----- DATA LINES -----
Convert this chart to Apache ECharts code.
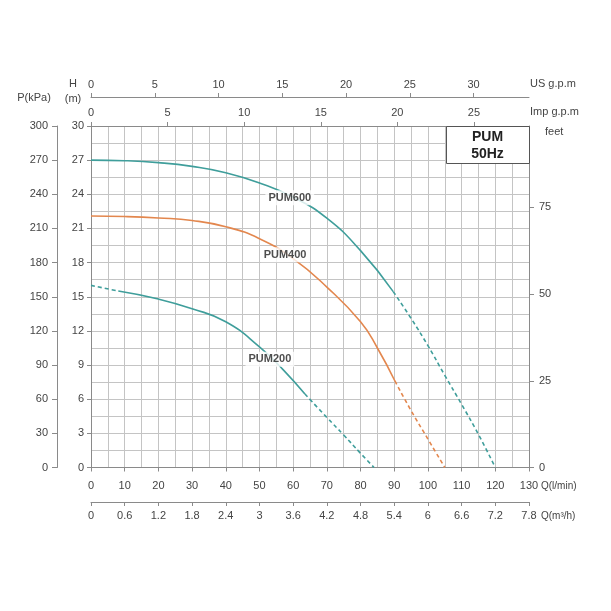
<!DOCTYPE html>
<html><head><meta charset="utf-8">
<script src="https://cdn.jsdelivr.net/npm/echarts@6/dist/echarts.min.js"></script>
<style>html,body{margin:0;padding:0;background:#fff}#c{width:611px;height:611px}</style>
</head><body><div id="c"></div>
<script>
// ---- data (Q in l/min, H in m) ----
const pum600SolidQ = [0, 10, 20, 30, 40, 50, 60, 70, 80, 89.7];
const pum600SolidH = [27, 26.95, 26.78, 26.45, 25.9, 25.0, 23.75, 21.9, 19.05, 15.45];
const pum600DashQ = [89.7, 95, 100, 105, 110, 115, 120];
const pum600DashH = [15.45, 13.1, 10.7, 8.1, 5.55, 2.9, 0];

const pum400SolidQ = [0, 10, 20, 30, 40, 50, 60, 70, 80, 85, 90.2];
const pum400SolidH = [22.1, 22.05, 21.92, 21.7, 21.15, 20.1, 18.35, 15.85, 12.8, 10.5, 7.6];
const pum400DashQ = [90.2, 95, 100, 105];
const pum400DashH = [7.6, 5.0, 2.5, 0];

const pum200DashStartQ = [0, 4, 8.1];
const pum200DashStartH = [16.0, 15.75, 15.5];
const pum200SolidQ = [8.1, 20, 30, 40, 50, 57, 63.5];
const pum200SolidH = [15.5, 14.8, 13.95, 12.8, 10.6, 8.6, 6.45];
const pum200DashEndQ = [63.5, 70, 75, 80, 84];
const pum200DashEndH = [6.45, 4.4, 2.85, 1.25, 0];

const curveNames = ['PUM600', 'PUM400', 'PUM200'];
const labelQ = [59, 57.6, 53.1];
const labelH = [23.7, 18.7, 9.5];

const usGpmTicks = [0, 5, 10, 15, 20, 25, 30];
const impGpmTicks = [0, 5, 10, 15, 20, 25];
const feetTicks = [0, 25, 50, 75];
const m3hTicks = [0, 0.6, 1.2, 1.8, 2.4, 3, 3.6, 4.2, 4.8, 5.4, 6, 6.6, 7.2, 7.8];

// ---- styles ----
const TEAL = '#3f9e9b', ORANGE = '#e3874e';
const FONT = 'Liberation Sans, Arial, sans-serif';
const TXT = '#444';
const AXC = '#8a8a8a';
const GRIDC = '#c4c4c4';

function pairs(q, h) { return q.map((v, i) => [v, h[i]]); }
function fmtNum(v) { return String(Math.round(v * 100) / 100); }

const baseLabel = { color: TXT, fontFamily: FONT, fontSize: 11 };
const line = { show: true, lineStyle: { color: AXC, width: 1 } };
const tick = { show: true, length: 4, inside: false, lineStyle: { color: AXC } };

function curve(data, color, dashed) {
  return {
    type: 'line', data: data, xAxisIndex: 0, yAxisIndex: 0,
    showSymbol: false, symbol: 'none', smooth: 0.5, silent: true,
    lineStyle: { color: color, width: 1.6, type: dashed ? [4, 3] : 'solid' },
    z: 3
  };
}

const option = {
  animation: false,
  backgroundColor: '#fff',
  grid: { left: 91, right: 82, top: 126, bottom: 143.5, containLabel: false },
  xAxis: [
    { type: 'value', position: 'bottom', min: 0, max: 130, interval: 10,
      axisLine: { ...line, onZero: false }, axisTick: tick,
      axisLabel: { ...baseLabel, margin: 13 },
      splitLine: { show: true, lineStyle: { color: GRIDC, width: 1 } },
      minorTick: { show: false, splitNumber: 2 },
      minorSplitLine: { show: true, lineStyle: { color: GRIDC, width: 1 } } },
    { type: 'value', position: 'bottom', offset: 34.5, min: 0, max: 7.8,
      axisLine: { ...line, onZero: false },
      axisTick: { ...tick, customValues: m3hTicks },
      axisLabel: { ...baseLabel, margin: 8, customValues: m3hTicks, formatter: fmtNum },
      splitLine: { show: false } },
    { type: 'value', position: 'top', min: 0, max: 130 / 4.54609,
      axisLine: { ...line, onZero: false },
      axisTick: { ...tick, customValues: impGpmTicks },
      axisLabel: { ...baseLabel, margin: 8, customValues: impGpmTicks },
      splitLine: { show: false } },
    { type: 'value', position: 'top', offset: 29, min: 0, max: 130 / 3.78541,
      axisLine: { ...line, onZero: false },
      axisTick: { ...tick, customValues: usGpmTicks },
      axisLabel: { ...baseLabel, margin: 7, customValues: usGpmTicks },
      splitLine: { show: false } }
  ],
  yAxis: [
    { type: 'value', position: 'left', min: 0, max: 30, interval: 3,
      axisLine: { ...line, onZero: false }, axisTick: tick,
      axisLabel: { ...baseLabel, margin: 7 },
      splitLine: { show: true, lineStyle: { color: GRIDC, width: 1 } },
      minorTick: { show: false, splitNumber: 2 },
      minorSplitLine: { show: true, lineStyle: { color: GRIDC, width: 1 } } },
    { type: 'value', position: 'left', offset: 34, min: 0, max: 300, interval: 30,
      axisLine: { ...line, onZero: false }, axisTick: { ...tick, length: 5 },
      axisLabel: { ...baseLabel, margin: 9 },
      splitLine: { show: false } },
    { type: 'value', position: 'right', min: 0, max: 30 / 0.3048,
      axisLine: { ...line, onZero: false },
      axisTick: { ...tick, length: 5, customValues: feetTicks },
      axisLabel: { ...baseLabel, margin: 10, customValues: feetTicks },
      splitLine: { show: false } }
  ],
  series: [
    curve(pairs(pum600SolidQ, pum600SolidH), TEAL, false),
    curve(pairs(pum600DashQ, pum600DashH), TEAL, true),
    curve(pairs(pum400SolidQ, pum400SolidH), ORANGE, false),
    curve(pairs(pum400DashQ, pum400DashH), ORANGE, true),
    curve(pairs(pum200DashStartQ, pum200DashStartH), TEAL, true),
    curve(pairs(pum200SolidQ, pum200SolidH), TEAL, false),
    curve(pairs(pum200DashEndQ, pum200DashEndH), TEAL, true),
    { type: 'scatter', xAxisIndex: 0, yAxisIndex: 0, symbolSize: 0, silent: true, z: 10,
      data: curveNames.map((n, i) => ({ name: n, value: [labelQ[i], labelH[i]] })),
      label: { show: true, position: 'inside', formatter: p => p.name,
        color: '#222', fontFamily: FONT, fontSize: 11, fontWeight: 'bold',
        backgroundColor: '#fff', padding: [2, 3] } }
  ],
  graphic: [
    { type: 'rect', left: 446, top: 126, z: 20,
      shape: { width: 83, height: 37 },
      style: { fill: '#fff', stroke: '#555', lineWidth: 1 } },
    { type: 'text', z: 21, x: 487.5, y: 137, style: { text: 'PUM', fill: '#222', font: 'bold 14px ' + FONT, textAlign: 'center', textVerticalAlign: 'middle' } },
    { type: 'text', z: 21, x: 487.5, y: 154, style: { text: '50Hz', fill: '#222', font: 'bold 14px ' + FONT, textAlign: 'center', textVerticalAlign: 'middle' } },
    { type: 'text', x: 34, y: 98, style: { text: 'P(kPa)', fill: TXT, font: '11px ' + FONT, textAlign: 'center', textVerticalAlign: 'middle' } },
    { type: 'text', x: 73, y: 84, style: { text: 'H', fill: TXT, font: '11px ' + FONT, textAlign: 'center', textVerticalAlign: 'middle' } },
    { type: 'text', x: 73, y: 99, style: { text: '(m)', fill: TXT, font: '11px ' + FONT, textAlign: 'center', textVerticalAlign: 'middle' } },
    { type: 'text', x: 530, y: 84, style: { text: 'US g.p.m', fill: TXT, font: '11px ' + FONT, textAlign: 'left', textVerticalAlign: 'middle' } },
    { type: 'text', x: 530, y: 112, style: { text: 'Imp g.p.m', fill: TXT, font: '11px ' + FONT, textAlign: 'left', textVerticalAlign: 'middle' } },
    { type: 'text', x: 545, y: 132, style: { text: 'feet', fill: TXT, font: '11px ' + FONT, textAlign: 'left', textVerticalAlign: 'middle' } },
    { type: 'text', x: 541, y: 486, style: { text: 'Q(l/min)', fill: TXT, font: '10px ' + FONT, textAlign: 'left', textVerticalAlign: 'middle' } },
    { type: 'text', x: 541, y: 516, style: { text: 'Q(m³/h)', fill: TXT, font: '10px ' + FONT, textAlign: 'left', textVerticalAlign: 'middle' } }
  ]
};

const chart = echarts.init(document.getElementById('c'), null, { renderer: 'canvas' });
chart.setOption(option);
</script>
</body></html>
-----
* [WHAT YOU SHOULD DO]: Go from the first line of the data above to the line containing "return String(Math.round(v *" and retype exactly those lines, both included, but none of the pictures.

* [EXPECTED OUTPUT]:
Convert this chart to Apache ECharts code.
<!DOCTYPE html>
<html><head><meta charset="utf-8">
<script src="https://cdn.jsdelivr.net/npm/echarts@6/dist/echarts.min.js"></script>
<style>html,body{margin:0;padding:0;background:#fff}#c{width:611px;height:611px}</style>
</head><body><div id="c"></div>
<script>
// ---- data (Q in l/min, H in m) ----
const pum600SolidQ = [0, 10, 20, 30, 40, 50, 60, 70, 80, 89.7];
const pum600SolidH = [27, 26.95, 26.78, 26.45, 25.9, 25.0, 23.75, 21.9, 19.05, 15.45];
const pum600DashQ = [89.7, 95, 100, 105, 110, 115, 120];
const pum600DashH = [15.45, 13.1, 10.7, 8.1, 5.55, 2.9, 0];

const pum400SolidQ = [0, 10, 20, 30, 40, 50, 60, 70, 80, 85, 90.2];
const pum400SolidH = [22.1, 22.05, 21.92, 21.7, 21.15, 20.1, 18.35, 15.85, 12.8, 10.5, 7.6];
const pum400DashQ = [90.2, 95, 100, 105];
const pum400DashH = [7.6, 5.0, 2.5, 0];

const pum200DashStartQ = [0, 4, 8.1];
const pum200DashStartH = [16.0, 15.75, 15.5];
const pum200SolidQ = [8.1, 20, 30, 40, 50, 57, 63.5];
const pum200SolidH = [15.5, 14.8, 13.95, 12.8, 10.6, 8.6, 6.45];
const pum200DashEndQ = [63.5, 70, 75, 80, 84];
const pum200DashEndH = [6.45, 4.4, 2.85, 1.25, 0];

const curveNames = ['PUM600', 'PUM400', 'PUM200'];
const labelQ = [59, 57.6, 53.1];
const labelH = [23.7, 18.7, 9.5];

const usGpmTicks = [0, 5, 10, 15, 20, 25, 30];
const impGpmTicks = [0, 5, 10, 15, 20, 25];
const feetTicks = [0, 25, 50, 75];
const m3hTicks = [0, 0.6, 1.2, 1.8, 2.4, 3, 3.6, 4.2, 4.8, 5.4, 6, 6.6, 7.2, 7.8];

// ---- styles ----
const TEAL = '#3f9e9b', ORANGE = '#e3874e';
const FONT = 'Liberation Sans, Arial, sans-serif';
const TXT = '#444';
const AXC = '#8a8a8a';
const GRIDC = '#c4c4c4';

function pairs(q, h) { return q.map((v, i) => [v, h[i]]); }
function fmtNum(v) { return String(Math.round(v * 100) / 100); }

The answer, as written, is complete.